## BEGIN Data
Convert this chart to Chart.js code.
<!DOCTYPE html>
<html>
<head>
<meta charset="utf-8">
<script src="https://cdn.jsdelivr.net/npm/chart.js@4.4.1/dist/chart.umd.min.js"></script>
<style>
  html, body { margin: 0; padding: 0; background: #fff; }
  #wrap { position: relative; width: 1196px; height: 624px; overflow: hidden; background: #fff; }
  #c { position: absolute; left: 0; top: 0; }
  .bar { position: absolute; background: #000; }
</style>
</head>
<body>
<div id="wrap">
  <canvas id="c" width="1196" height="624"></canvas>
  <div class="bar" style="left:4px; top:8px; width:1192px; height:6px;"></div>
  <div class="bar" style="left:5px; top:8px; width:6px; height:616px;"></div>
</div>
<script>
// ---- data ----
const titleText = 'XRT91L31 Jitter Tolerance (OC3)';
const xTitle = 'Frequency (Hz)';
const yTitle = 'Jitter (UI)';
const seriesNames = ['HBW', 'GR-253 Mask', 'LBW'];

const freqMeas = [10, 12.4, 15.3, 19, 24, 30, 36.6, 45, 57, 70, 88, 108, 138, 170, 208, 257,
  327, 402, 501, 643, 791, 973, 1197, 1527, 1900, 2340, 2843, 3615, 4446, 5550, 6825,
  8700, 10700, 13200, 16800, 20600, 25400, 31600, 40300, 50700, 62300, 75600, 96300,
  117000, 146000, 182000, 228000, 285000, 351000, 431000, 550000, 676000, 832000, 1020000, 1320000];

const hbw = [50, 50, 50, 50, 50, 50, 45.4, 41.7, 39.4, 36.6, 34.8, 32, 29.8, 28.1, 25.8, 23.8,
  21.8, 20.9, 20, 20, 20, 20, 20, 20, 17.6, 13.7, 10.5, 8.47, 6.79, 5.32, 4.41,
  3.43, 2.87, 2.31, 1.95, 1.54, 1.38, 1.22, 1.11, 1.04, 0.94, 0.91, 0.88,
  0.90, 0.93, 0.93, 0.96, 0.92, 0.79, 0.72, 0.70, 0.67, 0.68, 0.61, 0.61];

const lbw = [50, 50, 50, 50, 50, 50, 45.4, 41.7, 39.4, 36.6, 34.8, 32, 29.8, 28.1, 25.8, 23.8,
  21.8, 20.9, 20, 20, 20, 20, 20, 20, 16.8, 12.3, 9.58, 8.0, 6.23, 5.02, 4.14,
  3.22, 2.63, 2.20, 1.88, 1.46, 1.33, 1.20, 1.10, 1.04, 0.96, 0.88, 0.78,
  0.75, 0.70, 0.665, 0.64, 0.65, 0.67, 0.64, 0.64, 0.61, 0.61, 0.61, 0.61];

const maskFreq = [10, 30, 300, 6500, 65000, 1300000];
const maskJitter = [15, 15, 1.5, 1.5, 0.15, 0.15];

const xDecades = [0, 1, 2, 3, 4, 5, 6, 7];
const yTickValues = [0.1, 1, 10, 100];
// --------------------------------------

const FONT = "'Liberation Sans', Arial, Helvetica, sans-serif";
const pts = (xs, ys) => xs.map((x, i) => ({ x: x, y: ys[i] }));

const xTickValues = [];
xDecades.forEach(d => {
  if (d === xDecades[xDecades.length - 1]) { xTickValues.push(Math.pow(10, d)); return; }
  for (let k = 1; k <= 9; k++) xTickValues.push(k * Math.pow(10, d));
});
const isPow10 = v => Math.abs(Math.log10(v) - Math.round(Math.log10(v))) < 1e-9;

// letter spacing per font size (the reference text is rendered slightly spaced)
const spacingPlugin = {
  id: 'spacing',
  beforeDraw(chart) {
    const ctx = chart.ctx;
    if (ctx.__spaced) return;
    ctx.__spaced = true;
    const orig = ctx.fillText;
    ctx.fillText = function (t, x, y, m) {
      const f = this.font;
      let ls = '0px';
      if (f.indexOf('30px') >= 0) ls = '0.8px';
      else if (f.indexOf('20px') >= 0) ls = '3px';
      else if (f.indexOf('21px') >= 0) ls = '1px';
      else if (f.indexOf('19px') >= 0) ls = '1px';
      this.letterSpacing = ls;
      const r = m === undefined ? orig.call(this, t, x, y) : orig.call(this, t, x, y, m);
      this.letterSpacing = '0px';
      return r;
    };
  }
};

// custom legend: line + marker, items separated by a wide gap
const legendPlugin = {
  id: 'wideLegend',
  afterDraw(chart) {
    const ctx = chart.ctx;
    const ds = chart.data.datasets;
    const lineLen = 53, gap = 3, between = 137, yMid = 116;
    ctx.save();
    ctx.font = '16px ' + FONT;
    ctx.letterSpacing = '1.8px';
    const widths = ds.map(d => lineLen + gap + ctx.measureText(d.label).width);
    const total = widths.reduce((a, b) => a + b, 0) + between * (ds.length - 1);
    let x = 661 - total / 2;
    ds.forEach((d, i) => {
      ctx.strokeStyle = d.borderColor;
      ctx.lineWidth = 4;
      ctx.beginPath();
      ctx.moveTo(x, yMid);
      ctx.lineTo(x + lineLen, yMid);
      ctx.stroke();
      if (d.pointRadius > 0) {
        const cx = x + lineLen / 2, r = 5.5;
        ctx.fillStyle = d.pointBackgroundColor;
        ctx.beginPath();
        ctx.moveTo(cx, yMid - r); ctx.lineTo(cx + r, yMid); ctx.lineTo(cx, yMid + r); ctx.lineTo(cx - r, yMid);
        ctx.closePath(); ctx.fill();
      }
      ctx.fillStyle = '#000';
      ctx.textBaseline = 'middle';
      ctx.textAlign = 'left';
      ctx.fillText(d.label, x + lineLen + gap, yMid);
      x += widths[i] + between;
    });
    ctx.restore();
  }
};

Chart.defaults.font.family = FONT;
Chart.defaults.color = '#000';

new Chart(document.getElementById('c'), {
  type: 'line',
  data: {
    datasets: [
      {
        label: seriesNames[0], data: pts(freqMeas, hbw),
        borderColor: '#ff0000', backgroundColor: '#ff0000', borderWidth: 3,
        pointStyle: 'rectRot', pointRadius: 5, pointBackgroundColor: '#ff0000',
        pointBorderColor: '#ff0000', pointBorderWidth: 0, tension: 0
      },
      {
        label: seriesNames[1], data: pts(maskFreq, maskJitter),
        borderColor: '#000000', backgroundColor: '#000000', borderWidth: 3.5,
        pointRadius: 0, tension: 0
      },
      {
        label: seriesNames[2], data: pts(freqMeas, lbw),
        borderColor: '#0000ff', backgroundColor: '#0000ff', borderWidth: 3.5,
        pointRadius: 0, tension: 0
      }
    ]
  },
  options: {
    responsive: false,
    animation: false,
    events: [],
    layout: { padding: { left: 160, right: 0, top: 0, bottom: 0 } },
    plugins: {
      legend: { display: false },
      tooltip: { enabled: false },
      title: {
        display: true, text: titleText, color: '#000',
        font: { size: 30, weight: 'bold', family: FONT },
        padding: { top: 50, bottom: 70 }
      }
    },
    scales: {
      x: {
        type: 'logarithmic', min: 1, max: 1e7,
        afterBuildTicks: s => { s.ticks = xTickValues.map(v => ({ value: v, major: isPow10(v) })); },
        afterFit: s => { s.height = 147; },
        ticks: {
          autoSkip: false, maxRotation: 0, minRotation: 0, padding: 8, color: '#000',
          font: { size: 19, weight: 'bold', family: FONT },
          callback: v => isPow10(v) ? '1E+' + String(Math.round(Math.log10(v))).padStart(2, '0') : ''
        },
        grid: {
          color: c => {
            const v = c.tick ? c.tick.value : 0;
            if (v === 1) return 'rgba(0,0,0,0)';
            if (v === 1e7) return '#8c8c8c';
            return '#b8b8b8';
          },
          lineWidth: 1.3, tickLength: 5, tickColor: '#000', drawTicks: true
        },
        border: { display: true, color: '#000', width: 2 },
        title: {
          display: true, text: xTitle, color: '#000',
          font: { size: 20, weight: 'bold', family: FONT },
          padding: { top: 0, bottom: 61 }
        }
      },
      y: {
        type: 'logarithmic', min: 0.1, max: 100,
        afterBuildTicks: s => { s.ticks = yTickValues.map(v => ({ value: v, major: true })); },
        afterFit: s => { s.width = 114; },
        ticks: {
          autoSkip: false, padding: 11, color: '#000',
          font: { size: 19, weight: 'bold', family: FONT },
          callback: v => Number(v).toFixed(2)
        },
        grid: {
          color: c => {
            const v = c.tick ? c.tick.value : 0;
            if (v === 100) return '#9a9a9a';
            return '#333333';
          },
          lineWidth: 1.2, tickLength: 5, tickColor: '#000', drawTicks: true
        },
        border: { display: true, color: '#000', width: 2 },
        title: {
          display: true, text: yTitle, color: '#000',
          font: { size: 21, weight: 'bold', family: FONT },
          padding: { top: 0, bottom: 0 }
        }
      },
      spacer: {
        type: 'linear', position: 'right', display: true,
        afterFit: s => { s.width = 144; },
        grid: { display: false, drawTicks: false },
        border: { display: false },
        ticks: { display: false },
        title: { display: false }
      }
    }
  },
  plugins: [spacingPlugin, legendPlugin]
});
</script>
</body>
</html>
## END Data
## BEGIN Data
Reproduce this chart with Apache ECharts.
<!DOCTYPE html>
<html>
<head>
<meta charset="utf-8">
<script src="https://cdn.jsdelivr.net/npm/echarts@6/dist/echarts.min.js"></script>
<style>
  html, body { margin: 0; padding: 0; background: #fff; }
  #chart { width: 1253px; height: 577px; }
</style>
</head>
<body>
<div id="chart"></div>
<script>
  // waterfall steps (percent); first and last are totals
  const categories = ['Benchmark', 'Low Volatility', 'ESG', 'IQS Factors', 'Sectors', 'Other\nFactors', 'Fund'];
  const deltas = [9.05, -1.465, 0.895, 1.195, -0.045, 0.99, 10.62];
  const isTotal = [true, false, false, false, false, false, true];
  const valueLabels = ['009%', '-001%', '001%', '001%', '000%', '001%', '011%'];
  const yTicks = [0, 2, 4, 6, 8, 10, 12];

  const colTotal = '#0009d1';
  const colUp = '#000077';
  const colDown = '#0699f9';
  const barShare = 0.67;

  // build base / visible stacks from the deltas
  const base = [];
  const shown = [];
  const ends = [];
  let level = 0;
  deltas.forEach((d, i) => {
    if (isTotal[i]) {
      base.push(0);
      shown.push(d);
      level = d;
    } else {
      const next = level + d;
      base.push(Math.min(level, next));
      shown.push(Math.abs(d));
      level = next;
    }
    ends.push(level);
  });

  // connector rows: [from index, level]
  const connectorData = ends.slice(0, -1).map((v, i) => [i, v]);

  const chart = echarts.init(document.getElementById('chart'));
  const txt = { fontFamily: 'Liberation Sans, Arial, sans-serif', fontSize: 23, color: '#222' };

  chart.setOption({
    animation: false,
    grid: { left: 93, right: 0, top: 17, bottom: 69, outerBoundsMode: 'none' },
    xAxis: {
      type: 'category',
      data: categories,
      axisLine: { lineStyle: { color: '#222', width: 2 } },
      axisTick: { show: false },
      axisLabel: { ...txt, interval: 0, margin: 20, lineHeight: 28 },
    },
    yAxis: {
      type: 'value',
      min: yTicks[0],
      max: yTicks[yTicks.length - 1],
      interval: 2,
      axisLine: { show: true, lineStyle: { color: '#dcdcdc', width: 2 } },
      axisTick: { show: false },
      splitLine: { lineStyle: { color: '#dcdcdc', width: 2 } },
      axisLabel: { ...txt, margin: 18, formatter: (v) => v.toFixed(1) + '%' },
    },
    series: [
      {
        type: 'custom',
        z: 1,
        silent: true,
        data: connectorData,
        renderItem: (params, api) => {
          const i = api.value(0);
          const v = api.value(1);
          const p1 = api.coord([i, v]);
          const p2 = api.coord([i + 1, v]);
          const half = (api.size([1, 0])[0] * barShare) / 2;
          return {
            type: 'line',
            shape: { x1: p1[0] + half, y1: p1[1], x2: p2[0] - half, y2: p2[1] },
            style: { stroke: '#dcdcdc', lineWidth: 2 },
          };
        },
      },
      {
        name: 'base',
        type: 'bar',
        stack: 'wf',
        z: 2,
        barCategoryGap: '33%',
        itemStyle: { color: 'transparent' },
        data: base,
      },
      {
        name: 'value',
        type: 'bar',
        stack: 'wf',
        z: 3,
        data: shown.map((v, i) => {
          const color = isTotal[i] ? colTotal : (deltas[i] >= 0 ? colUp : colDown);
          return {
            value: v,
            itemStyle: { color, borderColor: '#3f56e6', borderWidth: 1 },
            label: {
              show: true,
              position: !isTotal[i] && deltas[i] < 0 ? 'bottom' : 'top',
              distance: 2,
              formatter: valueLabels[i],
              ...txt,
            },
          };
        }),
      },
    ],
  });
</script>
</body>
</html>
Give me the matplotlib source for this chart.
## END Data
## BEGIN Data
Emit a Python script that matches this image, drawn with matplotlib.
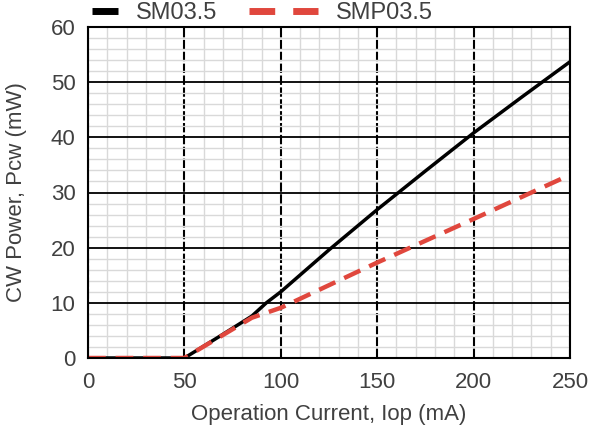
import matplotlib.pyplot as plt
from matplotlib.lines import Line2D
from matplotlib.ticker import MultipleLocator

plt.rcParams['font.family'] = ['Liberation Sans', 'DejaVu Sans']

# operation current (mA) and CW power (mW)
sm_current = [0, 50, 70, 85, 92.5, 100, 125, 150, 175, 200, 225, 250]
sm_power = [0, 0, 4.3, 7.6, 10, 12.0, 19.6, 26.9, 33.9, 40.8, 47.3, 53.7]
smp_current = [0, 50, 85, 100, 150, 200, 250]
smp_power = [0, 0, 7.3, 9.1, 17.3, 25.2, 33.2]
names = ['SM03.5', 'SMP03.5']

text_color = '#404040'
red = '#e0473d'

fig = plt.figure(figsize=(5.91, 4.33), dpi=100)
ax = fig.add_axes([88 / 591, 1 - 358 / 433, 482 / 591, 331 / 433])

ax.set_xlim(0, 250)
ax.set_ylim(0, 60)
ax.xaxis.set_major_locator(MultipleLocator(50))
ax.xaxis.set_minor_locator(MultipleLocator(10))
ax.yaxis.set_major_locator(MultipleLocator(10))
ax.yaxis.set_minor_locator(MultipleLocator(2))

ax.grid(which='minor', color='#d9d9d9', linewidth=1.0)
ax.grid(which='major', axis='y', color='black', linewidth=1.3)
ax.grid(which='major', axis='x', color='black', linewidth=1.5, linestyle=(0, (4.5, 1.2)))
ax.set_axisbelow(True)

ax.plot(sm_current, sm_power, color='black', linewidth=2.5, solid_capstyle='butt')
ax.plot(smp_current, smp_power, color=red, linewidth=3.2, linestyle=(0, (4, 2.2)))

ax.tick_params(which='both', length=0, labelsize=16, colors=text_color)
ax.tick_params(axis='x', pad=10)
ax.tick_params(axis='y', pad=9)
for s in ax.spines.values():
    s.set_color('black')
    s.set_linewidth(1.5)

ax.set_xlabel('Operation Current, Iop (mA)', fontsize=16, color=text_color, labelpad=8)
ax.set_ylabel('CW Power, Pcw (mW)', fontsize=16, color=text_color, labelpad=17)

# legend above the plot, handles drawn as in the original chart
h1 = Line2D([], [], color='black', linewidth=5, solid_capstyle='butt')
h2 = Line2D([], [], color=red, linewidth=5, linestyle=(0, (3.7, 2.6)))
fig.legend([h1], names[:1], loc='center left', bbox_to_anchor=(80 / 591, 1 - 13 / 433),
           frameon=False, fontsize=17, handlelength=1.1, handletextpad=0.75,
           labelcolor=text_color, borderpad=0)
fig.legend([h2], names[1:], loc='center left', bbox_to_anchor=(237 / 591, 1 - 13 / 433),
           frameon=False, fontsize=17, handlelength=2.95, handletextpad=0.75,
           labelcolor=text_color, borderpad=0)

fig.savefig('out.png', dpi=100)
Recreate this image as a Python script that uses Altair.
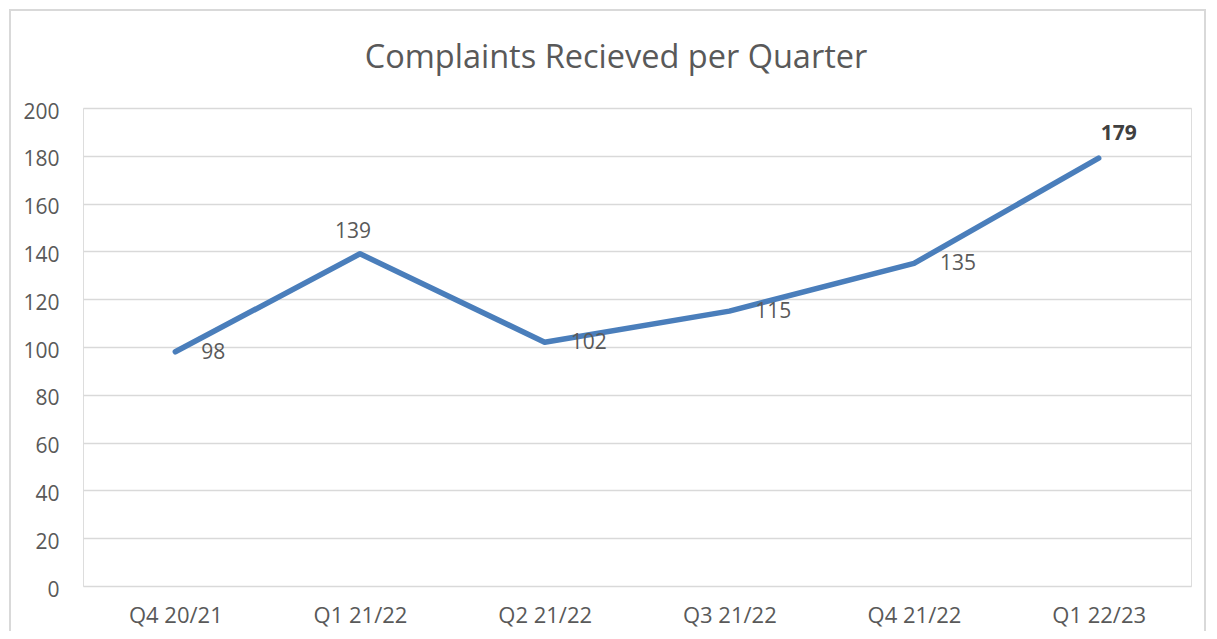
## END Data
Extract exactly and only the span of lines that begins at the line containing "Convert this chart to Chart.js code." and ends at the line containing "const seriesNames = ['HBW', 'GR-253".

__Exercise solution__.
Convert this chart to Chart.js code.
<!DOCTYPE html>
<html>
<head>
<meta charset="utf-8">
<script src="https://cdn.jsdelivr.net/npm/chart.js@4.4.1/dist/chart.umd.min.js"></script>
<style>
  html, body { margin: 0; padding: 0; background: #fff; }
  #wrap { position: relative; width: 1196px; height: 624px; overflow: hidden; background: #fff; }
  #c { position: absolute; left: 0; top: 0; }
  .bar { position: absolute; background: #000; }
</style>
</head>
<body>
<div id="wrap">
  <canvas id="c" width="1196" height="624"></canvas>
  <div class="bar" style="left:4px; top:8px; width:1192px; height:6px;"></div>
  <div class="bar" style="left:5px; top:8px; width:6px; height:616px;"></div>
</div>
<script>
// ---- data ----
const titleText = 'XRT91L31 Jitter Tolerance (OC3)';
const xTitle = 'Frequency (Hz)';
const yTitle = 'Jitter (UI)';
const seriesNames = ['HBW', 'GR-253 Mask', 'LBW'];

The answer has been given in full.